Loslassen ist ein sich befreien, ein Platz schaffen für Neues. Platz schaffen für Leere, Platz schaffen für Fülle. Vor allem aber ist Loslassen ein Prozess. Oft ein langjähriger Prozess, der uns Hingabe und Geduld lehrt. Und dieser Prozess beginnt damit, unsere Ängste, Wünsche und Abneigungen anzugucken, auf sie zuzugehen, sie zu befragen, sie zu integrieren, sie kennenzulernen wie einen geliebten Menschen. Ja, das erfordert unseren gesamten Mut. Ich ermuntere immer wieder Menschen die diesen Weg einschlagen, die Kriegerhaltungen des Yoga zu praktizieren, um den nötigen Mut zu entwickeln. Das ist eine große Hilfe.
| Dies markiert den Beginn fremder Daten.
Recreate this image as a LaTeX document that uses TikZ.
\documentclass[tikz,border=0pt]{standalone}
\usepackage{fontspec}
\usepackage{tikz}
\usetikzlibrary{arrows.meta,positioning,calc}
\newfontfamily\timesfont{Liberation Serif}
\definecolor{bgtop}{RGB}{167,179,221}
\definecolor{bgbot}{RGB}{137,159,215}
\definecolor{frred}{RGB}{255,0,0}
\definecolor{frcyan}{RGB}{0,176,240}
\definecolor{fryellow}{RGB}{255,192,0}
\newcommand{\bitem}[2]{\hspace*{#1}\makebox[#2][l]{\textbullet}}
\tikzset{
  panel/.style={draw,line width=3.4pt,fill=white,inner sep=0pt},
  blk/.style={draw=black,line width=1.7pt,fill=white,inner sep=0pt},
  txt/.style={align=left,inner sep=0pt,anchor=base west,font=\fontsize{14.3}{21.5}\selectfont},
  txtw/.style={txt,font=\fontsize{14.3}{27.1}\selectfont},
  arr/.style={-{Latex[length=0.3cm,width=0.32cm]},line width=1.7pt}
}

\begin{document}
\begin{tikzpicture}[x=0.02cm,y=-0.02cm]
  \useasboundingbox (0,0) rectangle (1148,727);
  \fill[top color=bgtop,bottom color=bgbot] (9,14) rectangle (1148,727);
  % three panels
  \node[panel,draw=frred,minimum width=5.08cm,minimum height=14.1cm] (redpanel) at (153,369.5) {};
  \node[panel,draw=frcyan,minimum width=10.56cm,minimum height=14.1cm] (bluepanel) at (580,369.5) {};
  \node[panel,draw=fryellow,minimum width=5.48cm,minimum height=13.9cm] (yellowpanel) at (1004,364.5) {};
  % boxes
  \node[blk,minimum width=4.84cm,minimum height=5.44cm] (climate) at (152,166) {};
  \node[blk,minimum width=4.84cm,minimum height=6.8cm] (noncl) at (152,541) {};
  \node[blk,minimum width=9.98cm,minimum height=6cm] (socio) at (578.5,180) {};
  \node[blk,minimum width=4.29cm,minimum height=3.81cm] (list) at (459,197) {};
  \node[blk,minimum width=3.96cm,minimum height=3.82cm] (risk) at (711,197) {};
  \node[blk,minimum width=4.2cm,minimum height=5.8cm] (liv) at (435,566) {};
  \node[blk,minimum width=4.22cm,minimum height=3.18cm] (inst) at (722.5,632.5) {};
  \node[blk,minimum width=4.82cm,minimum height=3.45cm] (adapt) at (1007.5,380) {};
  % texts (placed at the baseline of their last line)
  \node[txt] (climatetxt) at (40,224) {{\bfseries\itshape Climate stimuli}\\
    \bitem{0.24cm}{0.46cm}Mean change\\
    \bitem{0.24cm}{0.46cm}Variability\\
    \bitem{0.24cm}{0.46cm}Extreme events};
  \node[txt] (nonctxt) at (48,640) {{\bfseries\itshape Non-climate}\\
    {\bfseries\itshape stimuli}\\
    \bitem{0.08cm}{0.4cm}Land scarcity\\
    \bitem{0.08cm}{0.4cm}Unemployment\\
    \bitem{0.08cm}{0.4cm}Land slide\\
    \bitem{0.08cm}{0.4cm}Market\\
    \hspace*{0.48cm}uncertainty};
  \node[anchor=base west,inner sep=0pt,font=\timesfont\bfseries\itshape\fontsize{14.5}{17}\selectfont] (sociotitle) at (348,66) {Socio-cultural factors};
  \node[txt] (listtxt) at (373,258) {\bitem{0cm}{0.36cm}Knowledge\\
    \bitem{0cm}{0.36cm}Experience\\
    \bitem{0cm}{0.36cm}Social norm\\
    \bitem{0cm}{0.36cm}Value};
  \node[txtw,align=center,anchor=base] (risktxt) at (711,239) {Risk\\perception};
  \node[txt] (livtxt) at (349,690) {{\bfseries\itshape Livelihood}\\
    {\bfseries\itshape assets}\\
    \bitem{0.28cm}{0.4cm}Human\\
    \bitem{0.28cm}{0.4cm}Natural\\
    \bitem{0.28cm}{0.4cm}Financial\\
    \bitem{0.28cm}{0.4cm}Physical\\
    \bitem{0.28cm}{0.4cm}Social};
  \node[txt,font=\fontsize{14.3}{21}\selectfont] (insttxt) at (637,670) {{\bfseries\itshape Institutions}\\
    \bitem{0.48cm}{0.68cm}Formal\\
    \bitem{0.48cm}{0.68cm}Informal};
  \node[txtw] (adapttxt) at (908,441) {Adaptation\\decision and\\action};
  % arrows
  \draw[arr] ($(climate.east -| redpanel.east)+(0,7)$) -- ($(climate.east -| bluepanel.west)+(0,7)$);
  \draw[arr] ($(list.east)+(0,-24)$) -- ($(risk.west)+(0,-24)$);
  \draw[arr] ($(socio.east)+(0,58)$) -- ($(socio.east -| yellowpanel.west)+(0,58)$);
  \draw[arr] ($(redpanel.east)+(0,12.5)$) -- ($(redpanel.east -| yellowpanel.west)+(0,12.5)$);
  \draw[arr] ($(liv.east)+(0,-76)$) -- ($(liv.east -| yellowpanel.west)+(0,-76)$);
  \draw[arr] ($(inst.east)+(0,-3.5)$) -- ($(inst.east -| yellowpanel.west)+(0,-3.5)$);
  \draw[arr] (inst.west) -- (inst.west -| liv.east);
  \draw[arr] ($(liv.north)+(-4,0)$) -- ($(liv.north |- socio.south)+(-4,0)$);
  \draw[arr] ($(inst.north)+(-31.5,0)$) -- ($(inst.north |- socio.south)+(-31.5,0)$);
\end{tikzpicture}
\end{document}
Eine weitere Hilfe findet sich in den Texten des Buddha. Das Satipatthana Sutra, Sutra 10 aus dem Majjhima Nikaya des Pali Kanons, behandelt die Grundlagen der Achtsamkeit. Shakyamuni Buddha hat uns mit diesem Sutra genaue Anweisungen zur Meditation hinterlassen. Anweisungen zur Überwindung des Leidens.
Es beginnt mit der kontemplativen Betrachtung des Atems und des Körpers. Wenn wir uns hier hinein vertiefen, mutig vertiefen, bekommen wir vielleicht auch einen Zugang zur Vergänglichkeit allen Seins.
Dann folgt die Meditation mit unseren Gefühlen. Hier beschäftigen wir uns mit Anhaftungen, Ablehnungen und Unwissenheit. Schon vor 2600 Jahren befasste sich der Buddha mit Selbsterfahrung. Wenn wir in der „Meditation mit unseren Gefühlen“ weiterhin mutig voranschreiten, halten wir uns selbst den Spiegel vor. Erkennen wir uns und alle Menschen immer klarer.
Als dritter Schritt folgt das tiefe Verstehen unseres Herzens. Gemeint sind unsere Intuition und unsere unbewussten Geistesinhalte. Der Weg, den der Buddha uns zeigt, geht immer tiefer in unser Inneres.
Als letzten Schritt befassen wir uns mit unseren persönlichen Geistesinhalten und mit der Lehre des Buddhismus, dem Dharma. Zum einen schauen wir uns an was uns in der Welt begegnet, was uns zu Ablehnung und Anhaftung verleitet. Zum anderen vertiefen wir uns in die Texte des Buddha. Beim Erfassen des Buddha-Dharma geht es einerseits darum die Inhalte geistig zu erfassen, zu analysieren, aber auch sie meditativ zu erleben.
Loslassen ist Geistesschulung. Loslassen ist Klarheit, ist tiefes Gewahrsein ohne die trügerischen Einflüsse von Gedanken, Vorstellungen und inneren Bildern. Loslassen ist ein langer Weg des beharrlichen Übens. So, wie ich einen Garten über viele Jahre hege und pflege, die Erde von Jahr zu Jahr verbessere, fruchtbarer mache, so kann ich auch meine innere Landschaft mit viel Liebe und Zuwendung, Akzeptanz und mutiger Disziplin transformieren.
Jack Kornfield sagt: Wir können dem Schmerz nicht aus dem Weg gehen, doch wir können seine Macht über uns brechen.
„Wenn Gier, Hass und Unwissenheit aufgegeben werden, verursachen wir uns und anderen kein Leid mehr. Das ist Nirwana (erwachtes Leben).“ Buddha
Freudvoller, innerer Frieden. Das ist ein inneres Erleben, welches uns im Leben immer wieder begegnen kann. Hegen wir also unseren Geist wie einen wunderschönen Garten.